*DATASET ENTRIES:*
####

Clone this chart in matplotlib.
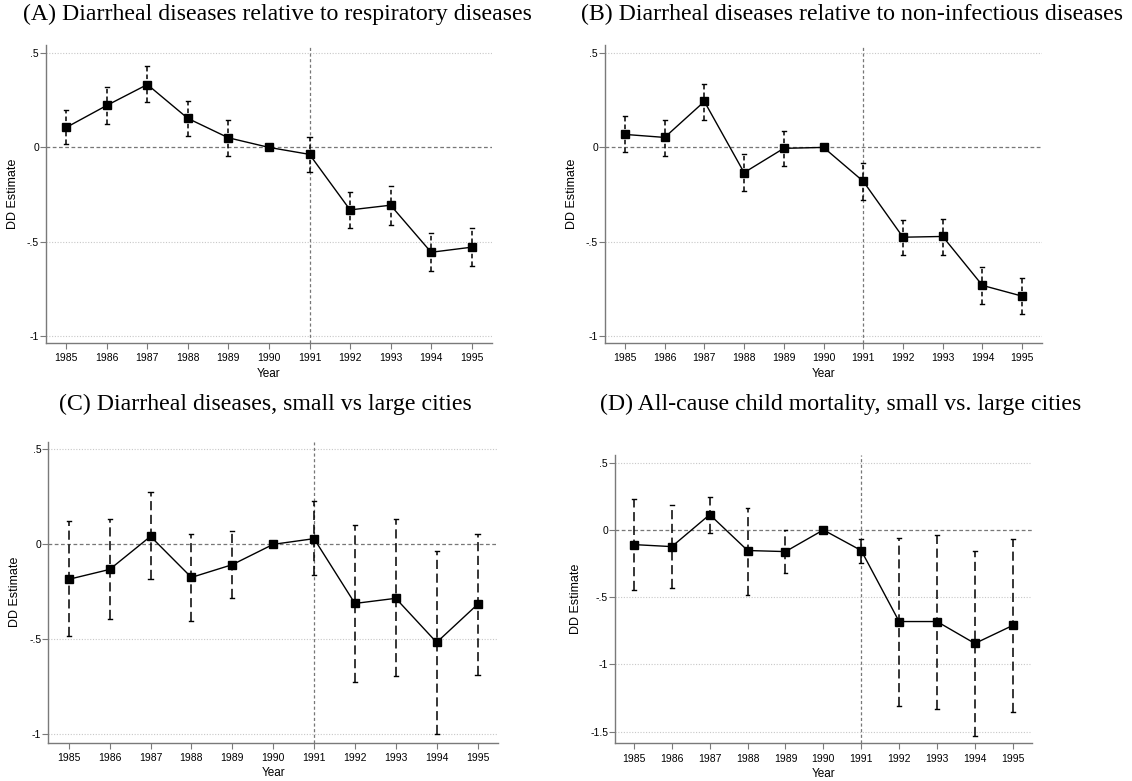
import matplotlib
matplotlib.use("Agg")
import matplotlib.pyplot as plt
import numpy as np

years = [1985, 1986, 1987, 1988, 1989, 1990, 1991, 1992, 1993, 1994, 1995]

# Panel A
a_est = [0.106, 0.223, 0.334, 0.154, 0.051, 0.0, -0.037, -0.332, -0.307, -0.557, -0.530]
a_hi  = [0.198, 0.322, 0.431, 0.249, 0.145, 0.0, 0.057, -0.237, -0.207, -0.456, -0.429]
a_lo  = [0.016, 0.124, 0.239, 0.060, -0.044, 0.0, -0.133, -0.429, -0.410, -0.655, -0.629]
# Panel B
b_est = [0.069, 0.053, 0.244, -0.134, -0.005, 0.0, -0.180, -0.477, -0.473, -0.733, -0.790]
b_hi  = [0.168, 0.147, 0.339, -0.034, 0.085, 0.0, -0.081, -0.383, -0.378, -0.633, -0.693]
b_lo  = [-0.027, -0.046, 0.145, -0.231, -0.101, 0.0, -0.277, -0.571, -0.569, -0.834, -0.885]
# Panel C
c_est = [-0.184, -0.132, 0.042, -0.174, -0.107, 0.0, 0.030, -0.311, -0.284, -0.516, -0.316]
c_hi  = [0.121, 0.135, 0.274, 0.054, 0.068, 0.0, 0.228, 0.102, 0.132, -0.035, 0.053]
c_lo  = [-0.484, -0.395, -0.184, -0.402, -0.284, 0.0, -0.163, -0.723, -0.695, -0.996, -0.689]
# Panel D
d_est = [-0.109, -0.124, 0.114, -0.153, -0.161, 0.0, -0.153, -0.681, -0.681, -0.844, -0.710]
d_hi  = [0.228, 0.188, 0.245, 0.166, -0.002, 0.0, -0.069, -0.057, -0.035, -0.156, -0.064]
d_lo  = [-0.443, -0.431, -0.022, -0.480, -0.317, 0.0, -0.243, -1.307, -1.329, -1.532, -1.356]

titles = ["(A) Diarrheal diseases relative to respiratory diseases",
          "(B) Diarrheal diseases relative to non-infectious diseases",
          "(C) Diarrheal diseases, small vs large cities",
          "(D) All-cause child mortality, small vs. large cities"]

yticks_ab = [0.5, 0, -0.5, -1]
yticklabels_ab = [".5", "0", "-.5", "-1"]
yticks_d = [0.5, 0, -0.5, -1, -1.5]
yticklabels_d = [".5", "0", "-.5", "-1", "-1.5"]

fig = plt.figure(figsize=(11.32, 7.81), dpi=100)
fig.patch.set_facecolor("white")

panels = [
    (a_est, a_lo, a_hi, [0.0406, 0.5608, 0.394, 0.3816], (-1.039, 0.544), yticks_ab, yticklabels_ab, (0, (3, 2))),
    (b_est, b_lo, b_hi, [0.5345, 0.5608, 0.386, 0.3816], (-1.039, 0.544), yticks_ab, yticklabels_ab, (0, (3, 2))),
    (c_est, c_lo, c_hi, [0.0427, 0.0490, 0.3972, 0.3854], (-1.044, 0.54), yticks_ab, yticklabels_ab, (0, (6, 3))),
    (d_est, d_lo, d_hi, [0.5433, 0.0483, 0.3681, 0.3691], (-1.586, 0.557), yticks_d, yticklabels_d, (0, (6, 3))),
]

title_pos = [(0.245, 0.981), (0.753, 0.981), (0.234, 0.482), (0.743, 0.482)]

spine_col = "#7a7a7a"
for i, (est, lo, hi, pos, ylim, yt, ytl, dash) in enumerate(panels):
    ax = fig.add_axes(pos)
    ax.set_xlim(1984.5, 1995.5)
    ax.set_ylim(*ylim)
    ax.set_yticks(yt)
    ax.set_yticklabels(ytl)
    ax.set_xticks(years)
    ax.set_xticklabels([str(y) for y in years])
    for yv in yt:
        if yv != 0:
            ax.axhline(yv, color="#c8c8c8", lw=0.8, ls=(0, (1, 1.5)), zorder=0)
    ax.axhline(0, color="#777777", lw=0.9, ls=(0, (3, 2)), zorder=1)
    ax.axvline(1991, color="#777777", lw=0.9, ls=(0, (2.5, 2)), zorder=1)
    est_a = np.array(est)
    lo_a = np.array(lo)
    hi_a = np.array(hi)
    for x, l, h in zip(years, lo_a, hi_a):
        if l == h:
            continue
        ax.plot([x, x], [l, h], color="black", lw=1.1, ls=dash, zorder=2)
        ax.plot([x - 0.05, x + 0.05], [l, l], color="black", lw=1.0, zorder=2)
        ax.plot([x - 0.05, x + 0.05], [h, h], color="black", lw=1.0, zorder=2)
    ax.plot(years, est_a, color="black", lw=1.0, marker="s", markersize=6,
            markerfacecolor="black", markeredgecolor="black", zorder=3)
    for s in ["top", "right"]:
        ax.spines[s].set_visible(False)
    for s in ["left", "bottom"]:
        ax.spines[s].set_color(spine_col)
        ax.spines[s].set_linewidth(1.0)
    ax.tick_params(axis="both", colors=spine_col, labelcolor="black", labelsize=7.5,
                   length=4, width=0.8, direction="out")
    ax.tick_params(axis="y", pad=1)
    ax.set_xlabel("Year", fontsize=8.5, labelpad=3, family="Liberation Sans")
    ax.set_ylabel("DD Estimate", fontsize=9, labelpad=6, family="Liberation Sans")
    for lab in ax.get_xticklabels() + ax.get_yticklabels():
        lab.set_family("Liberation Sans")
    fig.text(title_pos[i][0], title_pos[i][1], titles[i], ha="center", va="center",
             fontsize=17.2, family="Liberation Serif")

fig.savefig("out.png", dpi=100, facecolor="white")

####

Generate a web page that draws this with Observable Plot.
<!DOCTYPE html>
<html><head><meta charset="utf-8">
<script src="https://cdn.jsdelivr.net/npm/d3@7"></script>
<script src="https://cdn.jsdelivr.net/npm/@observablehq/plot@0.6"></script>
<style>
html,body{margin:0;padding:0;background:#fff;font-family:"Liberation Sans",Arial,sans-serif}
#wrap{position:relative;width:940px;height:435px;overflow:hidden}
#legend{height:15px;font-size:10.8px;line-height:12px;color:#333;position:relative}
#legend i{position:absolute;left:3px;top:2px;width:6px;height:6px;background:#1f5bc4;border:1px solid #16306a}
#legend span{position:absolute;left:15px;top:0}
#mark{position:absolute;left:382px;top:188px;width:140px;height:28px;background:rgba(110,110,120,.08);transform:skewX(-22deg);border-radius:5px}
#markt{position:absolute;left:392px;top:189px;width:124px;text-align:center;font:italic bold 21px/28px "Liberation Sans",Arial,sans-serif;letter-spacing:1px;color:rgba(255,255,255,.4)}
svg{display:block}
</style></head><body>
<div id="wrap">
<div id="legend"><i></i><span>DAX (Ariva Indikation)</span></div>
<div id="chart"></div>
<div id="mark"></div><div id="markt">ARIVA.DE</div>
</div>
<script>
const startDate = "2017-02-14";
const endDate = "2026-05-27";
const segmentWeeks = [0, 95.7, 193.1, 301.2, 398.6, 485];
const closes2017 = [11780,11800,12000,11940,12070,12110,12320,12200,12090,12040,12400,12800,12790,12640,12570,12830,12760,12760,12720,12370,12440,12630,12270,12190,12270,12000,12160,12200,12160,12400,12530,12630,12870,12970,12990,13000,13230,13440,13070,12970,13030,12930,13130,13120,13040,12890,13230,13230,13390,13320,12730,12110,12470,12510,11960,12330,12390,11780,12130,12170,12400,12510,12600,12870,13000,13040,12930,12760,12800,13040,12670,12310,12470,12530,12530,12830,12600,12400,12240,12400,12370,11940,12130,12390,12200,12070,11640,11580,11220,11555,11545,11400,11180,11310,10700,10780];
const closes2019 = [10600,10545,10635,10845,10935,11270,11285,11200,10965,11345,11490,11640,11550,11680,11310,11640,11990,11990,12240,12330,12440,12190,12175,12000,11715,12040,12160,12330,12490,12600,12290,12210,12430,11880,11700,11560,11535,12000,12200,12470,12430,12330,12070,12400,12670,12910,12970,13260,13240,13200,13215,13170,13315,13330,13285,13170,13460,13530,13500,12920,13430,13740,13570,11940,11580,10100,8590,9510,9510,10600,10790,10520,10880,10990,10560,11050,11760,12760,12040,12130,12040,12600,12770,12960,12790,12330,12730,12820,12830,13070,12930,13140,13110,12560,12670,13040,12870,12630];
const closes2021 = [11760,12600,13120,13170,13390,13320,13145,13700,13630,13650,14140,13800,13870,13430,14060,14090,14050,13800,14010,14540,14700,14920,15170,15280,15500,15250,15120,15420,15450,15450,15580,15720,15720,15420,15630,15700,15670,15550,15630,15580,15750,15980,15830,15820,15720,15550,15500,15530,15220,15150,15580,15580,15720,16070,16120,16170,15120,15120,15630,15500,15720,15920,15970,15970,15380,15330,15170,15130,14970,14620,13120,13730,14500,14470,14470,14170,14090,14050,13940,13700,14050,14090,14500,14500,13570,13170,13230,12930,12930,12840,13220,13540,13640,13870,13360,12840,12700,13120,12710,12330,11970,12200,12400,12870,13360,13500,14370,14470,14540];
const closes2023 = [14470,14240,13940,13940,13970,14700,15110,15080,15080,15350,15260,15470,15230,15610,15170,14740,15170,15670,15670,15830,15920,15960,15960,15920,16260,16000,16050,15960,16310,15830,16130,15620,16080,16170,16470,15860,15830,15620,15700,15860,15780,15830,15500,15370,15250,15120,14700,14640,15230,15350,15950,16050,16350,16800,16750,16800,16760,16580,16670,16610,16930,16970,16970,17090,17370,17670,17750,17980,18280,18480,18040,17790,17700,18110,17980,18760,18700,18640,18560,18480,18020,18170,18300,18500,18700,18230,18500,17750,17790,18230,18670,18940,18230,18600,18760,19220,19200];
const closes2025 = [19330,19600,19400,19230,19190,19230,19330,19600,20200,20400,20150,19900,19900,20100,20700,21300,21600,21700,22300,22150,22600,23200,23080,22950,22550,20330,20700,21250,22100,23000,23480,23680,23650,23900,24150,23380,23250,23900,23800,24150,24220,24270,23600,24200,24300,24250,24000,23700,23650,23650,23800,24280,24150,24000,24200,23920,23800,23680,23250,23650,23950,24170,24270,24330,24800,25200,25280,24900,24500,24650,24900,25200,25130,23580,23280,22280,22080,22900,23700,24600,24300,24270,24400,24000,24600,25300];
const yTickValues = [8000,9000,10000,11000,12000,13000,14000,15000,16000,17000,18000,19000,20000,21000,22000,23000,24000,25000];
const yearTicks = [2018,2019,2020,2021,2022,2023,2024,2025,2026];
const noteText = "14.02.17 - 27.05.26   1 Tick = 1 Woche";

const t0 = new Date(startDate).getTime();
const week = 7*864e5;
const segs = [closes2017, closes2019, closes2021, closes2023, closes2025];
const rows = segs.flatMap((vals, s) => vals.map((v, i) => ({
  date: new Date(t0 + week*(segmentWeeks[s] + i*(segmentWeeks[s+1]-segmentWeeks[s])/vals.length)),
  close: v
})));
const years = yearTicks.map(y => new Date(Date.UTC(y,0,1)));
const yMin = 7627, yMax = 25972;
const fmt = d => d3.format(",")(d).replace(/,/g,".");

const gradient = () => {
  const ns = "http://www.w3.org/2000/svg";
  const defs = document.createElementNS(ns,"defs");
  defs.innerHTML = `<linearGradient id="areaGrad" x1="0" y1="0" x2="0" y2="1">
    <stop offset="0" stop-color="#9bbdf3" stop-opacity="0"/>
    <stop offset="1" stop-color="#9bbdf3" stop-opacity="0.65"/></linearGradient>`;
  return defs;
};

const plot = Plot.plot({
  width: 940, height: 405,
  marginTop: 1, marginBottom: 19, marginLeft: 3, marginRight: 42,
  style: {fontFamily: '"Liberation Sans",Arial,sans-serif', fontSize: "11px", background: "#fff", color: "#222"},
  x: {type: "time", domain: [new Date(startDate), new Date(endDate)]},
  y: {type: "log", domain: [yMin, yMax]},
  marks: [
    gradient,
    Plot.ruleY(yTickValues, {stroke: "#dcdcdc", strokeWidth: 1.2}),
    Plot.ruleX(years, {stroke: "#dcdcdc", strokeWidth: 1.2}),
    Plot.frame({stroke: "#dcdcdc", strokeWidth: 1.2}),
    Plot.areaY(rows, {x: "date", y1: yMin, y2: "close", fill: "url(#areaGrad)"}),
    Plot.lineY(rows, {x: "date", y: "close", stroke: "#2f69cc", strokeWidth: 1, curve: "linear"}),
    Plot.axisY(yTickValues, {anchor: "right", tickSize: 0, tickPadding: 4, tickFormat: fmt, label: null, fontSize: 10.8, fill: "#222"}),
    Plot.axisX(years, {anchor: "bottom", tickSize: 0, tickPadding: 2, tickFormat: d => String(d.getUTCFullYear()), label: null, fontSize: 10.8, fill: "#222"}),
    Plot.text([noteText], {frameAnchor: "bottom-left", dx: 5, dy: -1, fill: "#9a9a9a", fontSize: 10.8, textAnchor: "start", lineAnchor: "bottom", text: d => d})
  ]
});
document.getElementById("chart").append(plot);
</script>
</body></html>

####

*TO DO:*
Using the entries above, extract exactly the lines from the one that contains "Clone this chart in matplotlib." through the one that contains "1993, 1994, 1995]". Do not carry over any pictures.

*TASK RESULT:*
Clone this chart in matplotlib.
import matplotlib
matplotlib.use("Agg")
import matplotlib.pyplot as plt
import numpy as np

years = [1985, 1986, 1987, 1988, 1989, 1990, 1991, 1992, 1993, 1994, 1995]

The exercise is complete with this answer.